Start of Data excerpts

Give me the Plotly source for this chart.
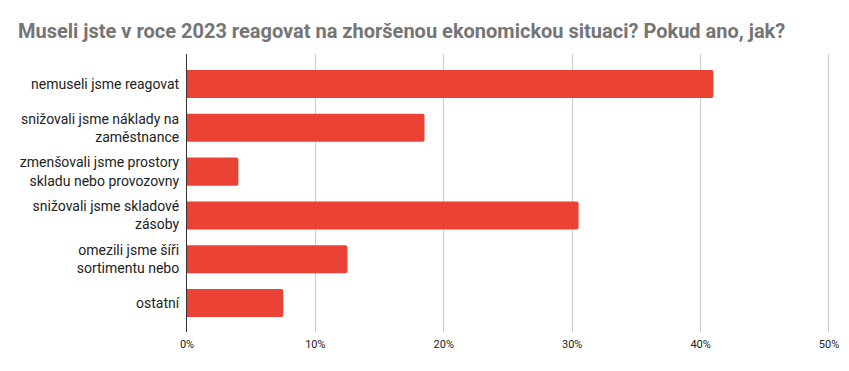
import plotly.graph_objects as go

categories = [
    "nemuseli jsme reagovat",
    "snižovali jsme náklady na<br>zaměstnance",
    "zmenšovali jsme prostory<br>skladu nebo provozovny",
    "snižovali jsme skladové<br>zásoby",
    "omezili jsme šíři<br>sortimentu nebo",
    "ostatní",
]
values = [0.41, 0.185, 0.04, 0.305, 0.125, 0.075]
tick_vals = [0, 0.1, 0.2, 0.3, 0.4, 0.5]
tick_text = ["0%", "10%", "20%", "30%", "40%", "50%"]
title_text = "Museli jste v roce 2023 reagovat na zhoršenou ekonomickou situaci? Pokud ano, jak?"

# page body adds an 8px offset, so the figure is sized to fill the rest
W, H = 841, 363

fig = go.Figure(
    go.Bar(
        x=values,
        y=categories,
        orientation="h",
        marker=dict(color="#EA4335", cornerradius=2, line=dict(width=0)),
        hoverinfo="x+y",
    )
)

fig.update_layout(
    width=W,
    height=H,
    paper_bgcolor="white",
    plot_bgcolor="white",
    margin=dict(l=179, r=19, t=46, b=39, autoexpand=False),
    bargap=0.36,
    showlegend=False,
    font=dict(family="Roboto, Arial, sans-serif", color="#222222"),
    title=dict(
        text="<b>" + title_text + "</b>",
        x=10 / W,
        xref="container",
        xanchor="left",
        y=1 - 23 / H,
        yref="container",
        yanchor="middle",
        pad=dict(l=0, r=0, t=0, b=0),
        font=dict(family="Roboto, Arial, sans-serif", size=20, color="#757575"),
    ),
)

fig.update_xaxes(
    range=[0, 0.5008],
    tickvals=tick_vals,
    ticktext=tick_text,
    showgrid=True,
    gridcolor="#cccccc",
    gridwidth=1,
    zeroline=False,
    showline=False,
    ticks="",
    automargin=False,
    ticklabelstandoff=4,
    tickfont=dict(size=11, color="#222222"),
    fixedrange=True,
)

fig.update_yaxes(
    categoryorder="array",
    categoryarray=categories,
    range=[5.66, -0.685],
    showgrid=False,
    showline=True,
    linecolor="#333333",
    linewidth=1,
    ticks="",
    automargin=False,
    ticklabelstandoff=4,
    tickfont=dict(size=14, color="#222222"),
    fixedrange=True,
)

fig.write_html("out.html")
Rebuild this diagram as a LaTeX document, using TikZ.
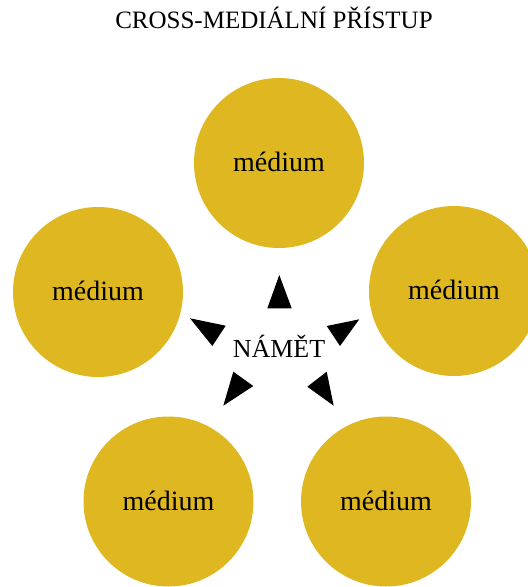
\documentclass[tikz,border=0pt]{standalone}
\usepackage{fontspec}
\setmainfont{Liberation Serif}
\definecolor{gold}{HTML}{DFB821}
\tikzset{
  medium/.style={circle, fill=gold, minimum size=170pt, inner sep=0pt},
  lbl/.style={font=\fontsize{26}{30}\selectfont, anchor=base, inner sep=0pt},
  tri/.style={fill=black}
}
\begin{document}
\begin{tikzpicture}[x=1pt,y=-1pt]
\useasboundingbox (0,0) rectangle (528,587);
\node[lbl, font=\fontsize{25}{29}\selectfont] (title) at (274,28) {CROSS-MEDIÁLNÍ PŘÍSTUP};
\node[medium] (top) at (279,163) {};
\node[medium] (left) at (98,292) {};
\node[medium] (right) at (454,291) {};
\node[medium] (bl) at (168.5,501.5) {};
\node[medium] (br) at (386,501.5) {};
\foreach \n in {top,left,right,bl,br}{
  \node[lbl, font=\fontsize{28}{32}\selectfont] (\n-t) at ([yshift=-8.5pt]\n.center) {médium};
}
\node[lbl] (namet) at (279,357.5) {NÁMĚT};
\fill[tri] (279.3,275) -- (267.3,308.3) -- (291.7,308.3) -- cycle;
\fill[tri] (190,318.3) -- (225.7,325.7) -- (212.3,346) -- cycle;
\fill[tri] (359.3,319.3) -- (326.7,326) -- (340,346) -- cycle;
\fill[tri] (223.3,405.7) -- (233.3,371.7) -- (253.3,386) -- cycle;
\fill[tri] (333.7,405.7) -- (326.7,371.7) -- (307.3,386.7) -- cycle;
\end{tikzpicture}
\end{document}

End of Data excerpts

### Requirements
All preceding records should be duplicated verbatim, images excepted.

### Task response
Give me the Plotly source for this chart.
import plotly.graph_objects as go

categories = [
    "nemuseli jsme reagovat",
    "snižovali jsme náklady na<br>zaměstnance",
    "zmenšovali jsme prostory<br>skladu nebo provozovny",
    "snižovali jsme skladové<br>zásoby",
    "omezili jsme šíři<br>sortimentu nebo",
    "ostatní",
]
values = [0.41, 0.185, 0.04, 0.305, 0.125, 0.075]
tick_vals = [0, 0.1, 0.2, 0.3, 0.4, 0.5]
tick_text = ["0%", "10%", "20%", "30%", "40%", "50%"]
title_text = "Museli jste v roce 2023 reagovat na zhoršenou ekonomickou situaci? Pokud ano, jak?"

# page body adds an 8px offset, so the figure is sized to fill the rest
W, H = 841, 363

fig = go.Figure(
    go.Bar(
        x=values,
        y=categories,
        orientation="h",
        marker=dict(color="#EA4335", cornerradius=2, line=dict(width=0)),
        hoverinfo="x+y",
    )
)

fig.update_layout(
    width=W,
    height=H,
    paper_bgcolor="white",
    plot_bgcolor="white",
    margin=dict(l=179, r=19, t=46, b=39, autoexpand=False),
    bargap=0.36,
    showlegend=False,
    font=dict(family="Roboto, Arial, sans-serif", color="#222222"),
    title=dict(
        text="<b>" + title_text + "</b>",
        x=10 / W,
        xref="container",
        xanchor="left",
        y=1 - 23 / H,
        yref="container",
        yanchor="middle",
        pad=dict(l=0, r=0, t=0, b=0),
        font=dict(family="Roboto, Arial, sans-serif", size=20, color="#757575"),
    ),
)

fig.update_xaxes(
    range=[0, 0.5008],
    tickvals=tick_vals,
    ticktext=tick_text,
    showgrid=True,
    gridcolor="#cccccc",
    gridwidth=1,
    zeroline=False,
    showline=False,
    ticks="",
    automargin=False,
    ticklabelstandoff=4,
    tickfont=dict(size=11, color="#222222"),
    fixedrange=True,
)

fig.update_yaxes(
    categoryorder="array",
    categoryarray=categories,
    range=[5.66, -0.685],
    showgrid=False,
    showline=True,
    linecolor="#333333",
    linewidth=1,
    ticks="",
    automargin=False,
    ticklabelstandoff=4,
    tickfont=dict(size=14, color="#222222"),
    fixedrange=True,
)

fig.write_html("out.html")
Rebuild this diagram as a LaTeX document, using TikZ.
\documentclass[tikz,border=0pt]{standalone}
\usepackage{fontspec}
\setmainfont{Liberation Serif}
\definecolor{gold}{HTML}{DFB821}
\tikzset{
  medium/.style={circle, fill=gold, minimum size=170pt, inner sep=0pt},
  lbl/.style={font=\fontsize{26}{30}\selectfont, anchor=base, inner sep=0pt},
  tri/.style={fill=black}
}
\begin{document}
\begin{tikzpicture}[x=1pt,y=-1pt]
\useasboundingbox (0,0) rectangle (528,587);
\node[lbl, font=\fontsize{25}{29}\selectfont] (title) at (274,28) {CROSS-MEDIÁLNÍ PŘÍSTUP};
\node[medium] (top) at (279,163) {};
\node[medium] (left) at (98,292) {};
\node[medium] (right) at (454,291) {};
\node[medium] (bl) at (168.5,501.5) {};
\node[medium] (br) at (386,501.5) {};
\foreach \n in {top,left,right,bl,br}{
  \node[lbl, font=\fontsize{28}{32}\selectfont] (\n-t) at ([yshift=-8.5pt]\n.center) {médium};
}
\node[lbl] (namet) at (279,357.5) {NÁMĚT};
\fill[tri] (279.3,275) -- (267.3,308.3) -- (291.7,308.3) -- cycle;
\fill[tri] (190,318.3) -- (225.7,325.7) -- (212.3,346) -- cycle;
\fill[tri] (359.3,319.3) -- (326.7,326) -- (340,346) -- cycle;
\fill[tri] (223.3,405.7) -- (233.3,371.7) -- (253.3,386) -- cycle;
\fill[tri] (333.7,405.7) -- (326.7,371.7) -- (307.3,386.7) -- cycle;
\end{tikzpicture}
\end{document}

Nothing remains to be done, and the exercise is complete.